**Data shown**
═══

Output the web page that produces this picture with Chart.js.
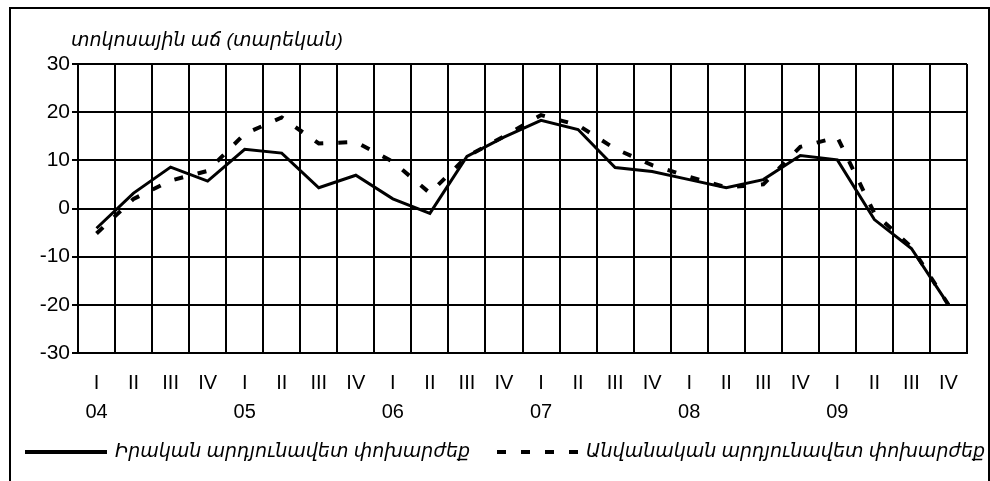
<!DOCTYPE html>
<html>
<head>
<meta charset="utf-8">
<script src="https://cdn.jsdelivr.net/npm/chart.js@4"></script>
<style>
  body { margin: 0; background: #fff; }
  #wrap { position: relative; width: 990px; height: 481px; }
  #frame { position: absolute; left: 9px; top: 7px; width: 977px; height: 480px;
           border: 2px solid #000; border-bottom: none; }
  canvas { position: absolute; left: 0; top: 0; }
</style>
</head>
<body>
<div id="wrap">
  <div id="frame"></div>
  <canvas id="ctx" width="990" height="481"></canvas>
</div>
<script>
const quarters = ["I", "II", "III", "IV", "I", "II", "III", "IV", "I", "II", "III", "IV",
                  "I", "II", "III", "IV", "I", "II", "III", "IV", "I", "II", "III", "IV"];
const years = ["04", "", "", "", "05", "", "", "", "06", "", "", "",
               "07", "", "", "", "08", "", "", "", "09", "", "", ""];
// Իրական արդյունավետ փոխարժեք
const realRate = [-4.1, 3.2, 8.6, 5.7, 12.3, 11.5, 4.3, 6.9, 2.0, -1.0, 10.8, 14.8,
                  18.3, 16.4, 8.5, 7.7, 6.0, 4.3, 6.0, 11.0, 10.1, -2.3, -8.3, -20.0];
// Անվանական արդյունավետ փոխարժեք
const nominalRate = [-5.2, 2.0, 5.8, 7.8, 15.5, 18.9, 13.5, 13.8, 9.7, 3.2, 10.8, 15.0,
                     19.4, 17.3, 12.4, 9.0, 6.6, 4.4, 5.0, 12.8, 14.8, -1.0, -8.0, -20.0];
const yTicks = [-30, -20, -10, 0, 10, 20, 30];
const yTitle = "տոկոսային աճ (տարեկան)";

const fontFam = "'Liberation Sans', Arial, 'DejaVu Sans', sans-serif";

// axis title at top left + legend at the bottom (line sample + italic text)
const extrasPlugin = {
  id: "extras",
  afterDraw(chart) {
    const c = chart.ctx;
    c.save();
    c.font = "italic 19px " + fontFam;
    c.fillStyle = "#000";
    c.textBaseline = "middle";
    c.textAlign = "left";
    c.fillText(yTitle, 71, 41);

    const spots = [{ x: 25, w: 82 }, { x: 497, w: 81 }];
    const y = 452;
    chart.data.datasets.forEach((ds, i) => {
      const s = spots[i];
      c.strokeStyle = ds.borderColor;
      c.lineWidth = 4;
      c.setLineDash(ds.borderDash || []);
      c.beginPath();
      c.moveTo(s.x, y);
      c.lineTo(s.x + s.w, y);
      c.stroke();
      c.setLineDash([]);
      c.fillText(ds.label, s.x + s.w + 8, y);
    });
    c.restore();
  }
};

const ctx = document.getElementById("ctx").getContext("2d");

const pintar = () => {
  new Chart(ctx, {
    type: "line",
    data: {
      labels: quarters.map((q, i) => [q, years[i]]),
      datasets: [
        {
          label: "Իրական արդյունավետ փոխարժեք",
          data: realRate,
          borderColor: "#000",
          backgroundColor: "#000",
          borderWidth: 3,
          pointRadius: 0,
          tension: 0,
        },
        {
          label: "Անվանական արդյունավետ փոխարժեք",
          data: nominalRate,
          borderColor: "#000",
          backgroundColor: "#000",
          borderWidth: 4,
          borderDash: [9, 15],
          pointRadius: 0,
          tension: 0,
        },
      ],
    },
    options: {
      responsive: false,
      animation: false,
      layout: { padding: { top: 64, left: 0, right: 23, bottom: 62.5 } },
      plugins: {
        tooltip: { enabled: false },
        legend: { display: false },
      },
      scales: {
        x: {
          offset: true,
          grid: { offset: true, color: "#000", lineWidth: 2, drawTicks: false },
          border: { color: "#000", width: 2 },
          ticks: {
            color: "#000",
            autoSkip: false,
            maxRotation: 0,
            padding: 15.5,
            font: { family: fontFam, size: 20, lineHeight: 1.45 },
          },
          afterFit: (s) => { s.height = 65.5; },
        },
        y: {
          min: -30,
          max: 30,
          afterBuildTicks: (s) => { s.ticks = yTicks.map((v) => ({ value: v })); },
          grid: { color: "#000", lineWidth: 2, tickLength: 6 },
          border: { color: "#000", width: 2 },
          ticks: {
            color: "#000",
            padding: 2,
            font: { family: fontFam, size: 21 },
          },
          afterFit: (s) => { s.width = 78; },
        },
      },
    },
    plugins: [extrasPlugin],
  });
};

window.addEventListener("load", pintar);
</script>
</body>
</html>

═══

**Stated task**
Give the data above again in full and unchanged, skipping the pictures.

**Exercise output**
Output the web page that produces this picture with Chart.js.
<!DOCTYPE html>
<html>
<head>
<meta charset="utf-8">
<script src="https://cdn.jsdelivr.net/npm/chart.js@4"></script>
<style>
  body { margin: 0; background: #fff; }
  #wrap { position: relative; width: 990px; height: 481px; }
  #frame { position: absolute; left: 9px; top: 7px; width: 977px; height: 480px;
           border: 2px solid #000; border-bottom: none; }
  canvas { position: absolute; left: 0; top: 0; }
</style>
</head>
<body>
<div id="wrap">
  <div id="frame"></div>
  <canvas id="ctx" width="990" height="481"></canvas>
</div>
<script>
const quarters = ["I", "II", "III", "IV", "I", "II", "III", "IV", "I", "II", "III", "IV",
                  "I", "II", "III", "IV", "I", "II", "III", "IV", "I", "II", "III", "IV"];
const years = ["04", "", "", "", "05", "", "", "", "06", "", "", "",
               "07", "", "", "", "08", "", "", "", "09", "", "", ""];
// Իրական արդյունավետ փոխարժեք
const realRate = [-4.1, 3.2, 8.6, 5.7, 12.3, 11.5, 4.3, 6.9, 2.0, -1.0, 10.8, 14.8,
                  18.3, 16.4, 8.5, 7.7, 6.0, 4.3, 6.0, 11.0, 10.1, -2.3, -8.3, -20.0];
// Անվանական արդյունավետ փոխարժեք
const nominalRate = [-5.2, 2.0, 5.8, 7.8, 15.5, 18.9, 13.5, 13.8, 9.7, 3.2, 10.8, 15.0,
                     19.4, 17.3, 12.4, 9.0, 6.6, 4.4, 5.0, 12.8, 14.8, -1.0, -8.0, -20.0];
const yTicks = [-30, -20, -10, 0, 10, 20, 30];
const yTitle = "տոկոսային աճ (տարեկան)";

const fontFam = "'Liberation Sans', Arial, 'DejaVu Sans', sans-serif";

// axis title at top left + legend at the bottom (line sample + italic text)
const extrasPlugin = {
  id: "extras",
  afterDraw(chart) {
    const c = chart.ctx;
    c.save();
    c.font = "italic 19px " + fontFam;
    c.fillStyle = "#000";
    c.textBaseline = "middle";
    c.textAlign = "left";
    c.fillText(yTitle, 71, 41);

    const spots = [{ x: 25, w: 82 }, { x: 497, w: 81 }];
    const y = 452;
    chart.data.datasets.forEach((ds, i) => {
      const s = spots[i];
      c.strokeStyle = ds.borderColor;
      c.lineWidth = 4;
      c.setLineDash(ds.borderDash || []);
      c.beginPath();
      c.moveTo(s.x, y);
      c.lineTo(s.x + s.w, y);
      c.stroke();
      c.setLineDash([]);
      c.fillText(ds.label, s.x + s.w + 8, y);
    });
    c.restore();
  }
};

const ctx = document.getElementById("ctx").getContext("2d");

const pintar = () => {
  new Chart(ctx, {
    type: "line",
    data: {
      labels: quarters.map((q, i) => [q, years[i]]),
      datasets: [
        {
          label: "Իրական արդյունավետ փոխարժեք",
          data: realRate,
          borderColor: "#000",
          backgroundColor: "#000",
          borderWidth: 3,
          pointRadius: 0,
          tension: 0,
        },
        {
          label: "Անվանական արդյունավետ փոխարժեք",
          data: nominalRate,
          borderColor: "#000",
          backgroundColor: "#000",
          borderWidth: 4,
          borderDash: [9, 15],
          pointRadius: 0,
          tension: 0,
        },
      ],
    },
    options: {
      responsive: false,
      animation: false,
      layout: { padding: { top: 64, left: 0, right: 23, bottom: 62.5 } },
      plugins: {
        tooltip: { enabled: false },
        legend: { display: false },
      },
      scales: {
        x: {
          offset: true,
          grid: { offset: true, color: "#000", lineWidth: 2, drawTicks: false },
          border: { color: "#000", width: 2 },
          ticks: {
            color: "#000",
            autoSkip: false,
            maxRotation: 0,
            padding: 15.5,
            font: { family: fontFam, size: 20, lineHeight: 1.45 },
          },
          afterFit: (s) => { s.height = 65.5; },
        },
        y: {
          min: -30,
          max: 30,
          afterBuildTicks: (s) => { s.ticks = yTicks.map((v) => ({ value: v })); },
          grid: { color: "#000", lineWidth: 2, tickLength: 6 },
          border: { color: "#000", width: 2 },
          ticks: {
            color: "#000",
            padding: 2,
            font: { family: fontFam, size: 21 },
          },
          afterFit: (s) => { s.width = 78; },
        },
      },
    },
    plugins: [extrasPlugin],
  });
};

window.addEventListener("load", pintar);
</script>
</body>
</html>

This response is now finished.